The function you may be integrating may not yield a single number, but may yield a complex number of a vector for example. The grids only train on a single numerical value, so the user has to transform this output to a single number. It is possible to gain an estimate of the other output quantities, by tracking them with a StatisticsAccumulator, similar to how the grids track the current average and error. In the example below we have a function that yields a complex number.
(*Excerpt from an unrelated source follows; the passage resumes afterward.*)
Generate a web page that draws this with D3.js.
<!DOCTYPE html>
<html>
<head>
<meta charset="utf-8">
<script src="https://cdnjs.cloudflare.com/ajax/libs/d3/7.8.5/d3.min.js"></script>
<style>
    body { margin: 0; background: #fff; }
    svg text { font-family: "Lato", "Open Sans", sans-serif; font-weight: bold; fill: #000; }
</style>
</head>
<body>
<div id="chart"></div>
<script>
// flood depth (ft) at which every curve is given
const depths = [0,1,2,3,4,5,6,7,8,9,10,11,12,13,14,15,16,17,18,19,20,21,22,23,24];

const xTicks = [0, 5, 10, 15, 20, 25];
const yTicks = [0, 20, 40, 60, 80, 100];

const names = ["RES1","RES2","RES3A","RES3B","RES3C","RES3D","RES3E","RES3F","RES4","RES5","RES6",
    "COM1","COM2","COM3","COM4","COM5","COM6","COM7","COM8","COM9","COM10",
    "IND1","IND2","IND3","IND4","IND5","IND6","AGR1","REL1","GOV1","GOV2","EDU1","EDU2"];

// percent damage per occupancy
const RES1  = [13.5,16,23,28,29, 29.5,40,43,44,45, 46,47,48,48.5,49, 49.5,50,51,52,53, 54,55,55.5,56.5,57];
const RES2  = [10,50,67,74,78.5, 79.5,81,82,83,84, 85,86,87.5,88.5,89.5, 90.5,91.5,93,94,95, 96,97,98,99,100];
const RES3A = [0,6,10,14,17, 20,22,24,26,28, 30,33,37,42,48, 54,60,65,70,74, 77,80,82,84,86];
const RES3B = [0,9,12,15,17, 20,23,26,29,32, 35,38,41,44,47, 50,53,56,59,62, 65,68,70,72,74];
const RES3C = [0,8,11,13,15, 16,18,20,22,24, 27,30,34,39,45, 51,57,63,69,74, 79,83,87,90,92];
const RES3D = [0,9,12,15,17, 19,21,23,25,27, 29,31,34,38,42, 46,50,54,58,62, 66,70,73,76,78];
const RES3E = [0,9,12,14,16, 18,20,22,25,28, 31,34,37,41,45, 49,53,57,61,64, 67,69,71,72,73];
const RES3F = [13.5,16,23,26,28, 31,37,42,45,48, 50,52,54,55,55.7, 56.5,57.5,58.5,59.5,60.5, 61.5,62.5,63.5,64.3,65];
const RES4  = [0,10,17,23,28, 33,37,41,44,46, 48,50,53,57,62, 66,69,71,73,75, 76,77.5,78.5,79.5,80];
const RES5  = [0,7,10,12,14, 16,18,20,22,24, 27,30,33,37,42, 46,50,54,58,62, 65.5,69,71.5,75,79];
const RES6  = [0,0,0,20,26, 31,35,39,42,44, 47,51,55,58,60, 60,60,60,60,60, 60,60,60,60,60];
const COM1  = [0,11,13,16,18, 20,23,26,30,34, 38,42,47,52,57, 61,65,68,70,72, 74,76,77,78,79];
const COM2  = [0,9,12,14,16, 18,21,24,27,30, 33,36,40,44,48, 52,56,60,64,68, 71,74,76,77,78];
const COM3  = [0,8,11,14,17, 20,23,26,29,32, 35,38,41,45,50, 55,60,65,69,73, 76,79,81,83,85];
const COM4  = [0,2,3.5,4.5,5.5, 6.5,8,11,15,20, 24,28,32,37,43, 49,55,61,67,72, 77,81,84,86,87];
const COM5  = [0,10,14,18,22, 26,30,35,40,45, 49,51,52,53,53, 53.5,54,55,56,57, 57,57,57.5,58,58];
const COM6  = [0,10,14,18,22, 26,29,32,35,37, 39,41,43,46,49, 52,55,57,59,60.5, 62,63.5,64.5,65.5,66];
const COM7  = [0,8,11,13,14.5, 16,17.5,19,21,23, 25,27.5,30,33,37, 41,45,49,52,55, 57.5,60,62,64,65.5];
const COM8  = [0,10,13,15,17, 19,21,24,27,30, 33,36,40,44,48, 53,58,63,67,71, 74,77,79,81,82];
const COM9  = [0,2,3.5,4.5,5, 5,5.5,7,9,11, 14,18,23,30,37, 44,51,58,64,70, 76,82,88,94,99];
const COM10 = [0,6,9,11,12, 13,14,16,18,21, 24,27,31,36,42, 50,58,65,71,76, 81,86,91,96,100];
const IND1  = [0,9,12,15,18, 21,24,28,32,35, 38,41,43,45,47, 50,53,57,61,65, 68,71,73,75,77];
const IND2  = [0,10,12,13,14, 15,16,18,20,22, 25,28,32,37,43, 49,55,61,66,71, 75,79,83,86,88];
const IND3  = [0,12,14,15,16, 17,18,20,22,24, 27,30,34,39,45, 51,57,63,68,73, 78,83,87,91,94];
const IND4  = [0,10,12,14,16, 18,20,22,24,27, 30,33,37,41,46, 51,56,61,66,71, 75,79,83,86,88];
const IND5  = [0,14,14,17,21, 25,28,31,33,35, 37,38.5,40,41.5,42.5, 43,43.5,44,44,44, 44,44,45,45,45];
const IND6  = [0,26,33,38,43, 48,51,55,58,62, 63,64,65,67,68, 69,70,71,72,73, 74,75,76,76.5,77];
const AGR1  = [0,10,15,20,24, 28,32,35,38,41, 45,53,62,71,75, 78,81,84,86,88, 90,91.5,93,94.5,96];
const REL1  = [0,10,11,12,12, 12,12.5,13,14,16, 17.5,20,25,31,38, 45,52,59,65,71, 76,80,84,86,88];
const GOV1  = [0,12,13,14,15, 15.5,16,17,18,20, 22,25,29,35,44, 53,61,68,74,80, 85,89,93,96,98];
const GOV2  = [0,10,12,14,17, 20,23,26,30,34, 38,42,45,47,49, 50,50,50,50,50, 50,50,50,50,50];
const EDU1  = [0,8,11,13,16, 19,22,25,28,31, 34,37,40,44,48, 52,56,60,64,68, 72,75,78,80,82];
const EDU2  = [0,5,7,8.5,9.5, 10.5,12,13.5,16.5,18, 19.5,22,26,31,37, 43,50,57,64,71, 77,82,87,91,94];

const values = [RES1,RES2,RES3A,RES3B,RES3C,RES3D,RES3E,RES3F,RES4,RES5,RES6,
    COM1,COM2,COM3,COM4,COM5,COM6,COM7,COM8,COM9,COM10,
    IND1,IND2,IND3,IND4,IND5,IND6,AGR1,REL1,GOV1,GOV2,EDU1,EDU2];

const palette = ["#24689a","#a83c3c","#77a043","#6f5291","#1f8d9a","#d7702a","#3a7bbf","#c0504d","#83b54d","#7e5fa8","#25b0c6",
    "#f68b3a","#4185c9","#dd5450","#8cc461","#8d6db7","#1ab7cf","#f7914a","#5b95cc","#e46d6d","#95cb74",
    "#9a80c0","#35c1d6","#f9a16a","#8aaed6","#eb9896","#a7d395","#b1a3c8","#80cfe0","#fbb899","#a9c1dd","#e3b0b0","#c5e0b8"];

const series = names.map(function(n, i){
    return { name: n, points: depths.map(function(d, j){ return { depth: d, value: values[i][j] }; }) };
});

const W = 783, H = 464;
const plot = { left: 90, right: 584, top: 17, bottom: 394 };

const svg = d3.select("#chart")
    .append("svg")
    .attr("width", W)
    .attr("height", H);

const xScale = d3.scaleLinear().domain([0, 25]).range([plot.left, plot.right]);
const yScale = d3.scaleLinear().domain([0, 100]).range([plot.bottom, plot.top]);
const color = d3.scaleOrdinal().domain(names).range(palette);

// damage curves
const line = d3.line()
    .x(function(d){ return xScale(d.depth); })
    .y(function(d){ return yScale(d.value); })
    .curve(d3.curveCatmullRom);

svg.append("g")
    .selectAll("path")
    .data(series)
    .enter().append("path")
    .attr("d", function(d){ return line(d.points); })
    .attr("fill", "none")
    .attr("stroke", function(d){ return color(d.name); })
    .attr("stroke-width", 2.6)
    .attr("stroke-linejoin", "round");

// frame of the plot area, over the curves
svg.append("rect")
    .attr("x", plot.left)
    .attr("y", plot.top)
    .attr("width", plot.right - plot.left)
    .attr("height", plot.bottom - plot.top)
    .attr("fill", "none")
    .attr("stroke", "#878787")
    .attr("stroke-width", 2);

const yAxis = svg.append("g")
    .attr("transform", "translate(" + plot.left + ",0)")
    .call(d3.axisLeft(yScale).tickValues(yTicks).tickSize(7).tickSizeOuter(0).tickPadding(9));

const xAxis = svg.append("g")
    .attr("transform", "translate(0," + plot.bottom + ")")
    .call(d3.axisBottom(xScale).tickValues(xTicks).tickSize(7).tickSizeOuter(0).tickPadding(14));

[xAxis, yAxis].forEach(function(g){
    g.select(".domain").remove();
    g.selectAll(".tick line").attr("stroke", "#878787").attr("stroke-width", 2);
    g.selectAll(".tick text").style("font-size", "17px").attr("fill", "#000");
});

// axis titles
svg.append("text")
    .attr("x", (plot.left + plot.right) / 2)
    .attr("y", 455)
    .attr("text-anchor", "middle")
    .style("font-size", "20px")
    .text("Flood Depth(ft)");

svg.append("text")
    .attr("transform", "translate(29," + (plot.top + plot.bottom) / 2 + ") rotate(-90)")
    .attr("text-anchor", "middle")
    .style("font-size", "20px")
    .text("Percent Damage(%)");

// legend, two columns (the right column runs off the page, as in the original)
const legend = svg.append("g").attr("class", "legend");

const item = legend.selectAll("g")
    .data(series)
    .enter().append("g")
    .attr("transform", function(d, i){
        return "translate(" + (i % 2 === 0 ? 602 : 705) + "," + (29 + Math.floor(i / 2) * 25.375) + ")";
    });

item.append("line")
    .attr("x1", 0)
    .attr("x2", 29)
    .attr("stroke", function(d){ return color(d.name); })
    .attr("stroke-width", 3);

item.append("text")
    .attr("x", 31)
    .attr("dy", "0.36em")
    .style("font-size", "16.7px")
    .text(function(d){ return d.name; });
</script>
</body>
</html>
We train on the real part, and use the imaginary_part statistics accumulator to also track our estimate of the imaginary part.

Python
Rust

Not available in Python yet.

use symbolica::numerical_integration::{
    ContinuousGrid, Sample, StatisticsAccumulator,
};

fn main() {
    let mut grid: ContinuousGrid<f64> = ContinuousGrid::new(1, 10, 1000, None, false);

    let mut rng = rand::thread_rng();

    let mut sample = Sample::new();

    let mut imaginary_part = StatisticsAccumulator::new();
    for iteration in 1..10 {
        for _ in 0..10_000 {
            grid.sample(&mut rng, &mut sample);

            if let Sample::Continuous(_cont_weight, xs) = &sample {
                // evaluate cos(x) + i*sin(x), but only train on real part
                let real_eval = xs[0].cos();
                let imag_eval = xs[0].sin();

                grid.add_training_sample(&sample, real_eval).unwrap();
                imaginary_part.add_sample(imag_eval, Some(&sample));
            }
        }

        grid.update(1.5);
        imaginary_part.update_iter();

        println!(
            "Integral at iteration {:2}: {:.6} ± {:.6} + {:.6}i ± {:.6}i",
            iteration,
            grid.accumulator.avg,
            grid.accumulator.err,
            imaginary_part.avg,
            imaginary_part.err
        );
    }
}

which yields

Integral at iteration  1: 0.841742 ± 0.001388 + 0.459051i ± 0.002480i
Integral at iteration  2: 0.841655 ± 0.000249 + 0.441910i ± 0.001739i
Integral at iteration  3: 0.841404 ± 0.000158 + 0.434650i ± 0.001418i
Integral at iteration  4: 0.841497 ± 0.000124 + 0.430370i ± 0.001224i
Integral at iteration  5: 0.841528 ± 0.000105 + 0.427358i ± 0.001093i
Integral at iteration  6: 0.841522 ± 0.000093 + 0.426272i ± 0.000996i
Integral at iteration  7: 0.841488 ± 0.000084 + 0.425597i ± 0.000922i
Integral at iteration  8: 0.841529 ± 0.000077 + 0.424597i ± 0.000862i
Integral at iteration  9: 0.841485 ± 0.000072 + 0.424339i ± 0.000811i
Integral at iteration 10: 0.841443 ± 0.000068 + 0.424220i ± 0.000770i

The error on the imaginary part is larger, which is to be expected since we are not training to minimize this error. Furthermore, for this particular function, \(\cos(x) + i \sin(x)\), the enhanced regions of the real part are misaligned with the ones from the imaginary part.